An Elegy for the Trump Voter

“Hillbilly Elegy” by J.D. Vance is much talked about at the moment. It is both a critic’s darling and a popular success, number two on the “Times” non-fiction list at the moment.

This seems surprising for the memoir of a thirty-two-year-old money manager whose story describes his escape from a bleak childhood of Scots-Irish Appalachian dysfunction to the charmed circle of Ivy League law school and Silicon Valley prosperity.

Yes, Horatio Alger tales always play to the American fondness for success won through a combination of luck, pluck and the fairy tale intervention of helping hands, and Vance’s book has all of those. But it has also benefited from fortuitous timing.

Tastemakers, political pros and pundits have glommed onto Vance’s book because it offers those prosperous, educated, Acela corridor winners an inside glimpse of a world they have never seen. Their distance from the reality of the hardscrabble lives of blue-collar, white, working-class men has made the rise of Trump befuddling to many.

I have been caught less by surprise, perhaps. My Rust Belt grandmother lost her mother at seven and by her early teens was no longer in school but in a silk mill. I spent summers as a kid at her Kentucky sister-in-laws shack complete with outhouse amid tobacco fields. I have thirty years experience with my wife’s North Carolina Scots-Irish relatives whose distrust of “The Man” is bone deep. And I remember well my Dad’s blue-collar bowling league, thick with Archie Bunkers.

They all are reminiscent of the people Vance grew up with — tough, proud, clannish, bound by a code of honor, and ill-adapted to the hurtling changes of modern times. These are the Trump voters. They were New Deal Democrats once. Many became Reagan Democrats in part because of Johnson’s Civil Rights Act.

And they have felt increasingly disenfranchised by both parties as the American economy has evolved, leaving them behind. In a society characterized by multiculturalism, they feel their culture, one of America’s earliest strains, has been forgotten or devalued. Black people, Hispanics, Asians, hyphenated Americans of all sorts have champions and defenders, but they feel themselves abandoned, marginalized and disrespected.

Most of Vance’s book is about his own struggles with an often married, frequently addicted, unreliable single mother and how he was saved by the few props in his life — a grandmother and grandfather, an aunt and uncle, an older sister, and eventually the Marine Corps. Until he met his Ivy League wife-to-be, he was unaware that family disagreements could be settled without screaming, crockery throwing, hair pulling and, in some cases, gunfire.

But occasionally Vance steps back from his personal hell to consider the context of the dystopia he inhabited. His grandparents left a killingly hard life in Kentucky coal country and moved up the so-called Hillbilly Highway to an Ohio steel town which gave people like them a chance at middle class wages.
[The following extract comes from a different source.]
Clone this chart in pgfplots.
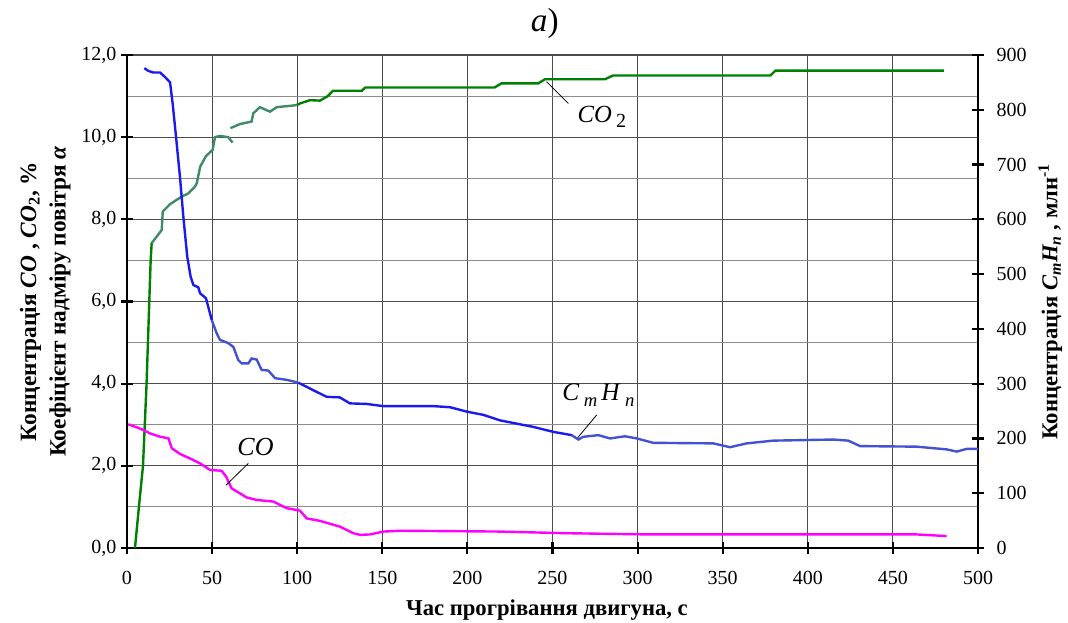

But by the time Vance came along, the life was rusting away and the dream of upward mobility based on physical labor and Union pay-scales was vanishing. In its wake came increased family dysfunction, declining schools, rising crime, addiction and a self-defeating blame game.

Vance is not a liberal who believes in government cures for cultural ills. He believes the people he loves have been too quick to blame handy scapegoats for their plight and too slow to adapt. Instead of moving to places with greater opportunity, taking the need for more education seriously, or changing mores better suited to the 17th century than to the present global economy, they have hunkered down and blamed others for being left behind.

Trump was made for them with his politics of grievance and victimization. It’s not their fault, he tells them, it’s the Mexican rapist, drug-pushing immigrants, it’s the price-cutting Chinese, Wall Street, banks, a rigged system, crooked politicians. Though he does not address Trump directly, Vance believes from his own experience that the kind of rationalizations Trump peddles are self-defeating.

Promises of easy solutions and a return to a past that’s gone forever give those who need to hustle hardest to escape from a cultural, social and economic cul-de-sac grievances to nurse, scapegoats to blame and an excuse for giving up or waiting for the demagogue to deliver pie in the sky. And so, the less-educated, blue-collar Trump voters collaborate in their own marginalization and lack of ability to compete in a changing world.

This can sound like blaming the victim, but Vance is quick to admit that he would not have escaped this vicious circle either if not for a lot of luck and plenty of helping hands. Amusingly, he seems not to credit another factor that the reader can’t miss. He is smart, ambitious, curious, and winsome and probably was from an early age. He undoubtedly attracted friendly attention because he was likable and his lights were on.

What becomes of the less gifted and lucky? Nothing good. And no candidate for president has actually proposed a plausible cure for the dysfunctional and marginalized millions in Appalachia, the Rust Belt, black and hispanic ghettoes, and rural towns in every state that have lost their economic viability. The elegy in the title is not a metaphor, but a real lament for a way of life that has outlived its usefulness, and the people who are dying for lack of a way to escape.